▶ _Task details_
Where a line of the material contains the string "this", copy that line.
++++ Data rows ++++
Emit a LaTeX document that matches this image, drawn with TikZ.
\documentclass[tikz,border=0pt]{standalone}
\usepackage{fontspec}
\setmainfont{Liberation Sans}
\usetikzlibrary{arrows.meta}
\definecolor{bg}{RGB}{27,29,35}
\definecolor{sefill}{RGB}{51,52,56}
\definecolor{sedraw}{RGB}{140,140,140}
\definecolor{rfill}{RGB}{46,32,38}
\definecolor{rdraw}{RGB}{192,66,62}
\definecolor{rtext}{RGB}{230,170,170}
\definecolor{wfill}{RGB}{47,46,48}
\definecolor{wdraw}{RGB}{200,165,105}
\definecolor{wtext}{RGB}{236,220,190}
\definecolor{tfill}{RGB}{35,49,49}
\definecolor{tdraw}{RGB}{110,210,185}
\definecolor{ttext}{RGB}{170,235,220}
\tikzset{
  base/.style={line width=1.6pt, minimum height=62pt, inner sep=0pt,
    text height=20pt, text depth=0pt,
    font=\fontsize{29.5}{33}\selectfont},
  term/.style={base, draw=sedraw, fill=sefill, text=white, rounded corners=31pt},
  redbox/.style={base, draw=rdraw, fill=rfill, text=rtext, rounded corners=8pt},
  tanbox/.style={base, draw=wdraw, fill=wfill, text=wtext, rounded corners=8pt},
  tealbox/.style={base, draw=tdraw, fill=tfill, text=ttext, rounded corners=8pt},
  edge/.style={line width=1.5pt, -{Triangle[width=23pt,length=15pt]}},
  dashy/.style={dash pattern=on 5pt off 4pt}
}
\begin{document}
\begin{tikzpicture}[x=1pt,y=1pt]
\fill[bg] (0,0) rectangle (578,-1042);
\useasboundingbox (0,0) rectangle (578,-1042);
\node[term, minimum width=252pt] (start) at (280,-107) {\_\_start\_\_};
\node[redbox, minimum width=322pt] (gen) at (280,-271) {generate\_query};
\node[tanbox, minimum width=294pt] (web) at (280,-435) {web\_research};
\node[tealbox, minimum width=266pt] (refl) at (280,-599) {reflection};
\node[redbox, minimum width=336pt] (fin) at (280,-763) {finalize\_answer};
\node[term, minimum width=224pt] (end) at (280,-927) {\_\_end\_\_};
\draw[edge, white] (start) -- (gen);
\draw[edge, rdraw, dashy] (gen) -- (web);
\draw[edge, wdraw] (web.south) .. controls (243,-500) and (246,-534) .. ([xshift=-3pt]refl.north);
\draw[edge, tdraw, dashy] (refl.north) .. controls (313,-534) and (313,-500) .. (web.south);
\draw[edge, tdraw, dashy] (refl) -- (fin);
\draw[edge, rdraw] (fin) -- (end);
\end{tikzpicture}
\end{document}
++++
++++ Data rows ++++
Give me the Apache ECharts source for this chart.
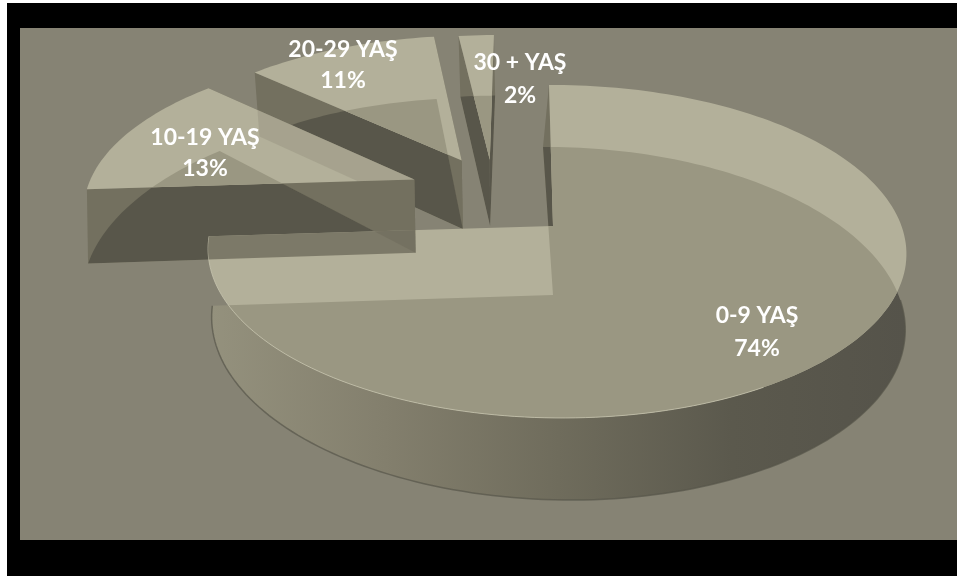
++++
▶ _Task solution_
Emit a LaTeX document that matches this image, drawn with TikZ.
Give me the Apache ECharts source for this chart.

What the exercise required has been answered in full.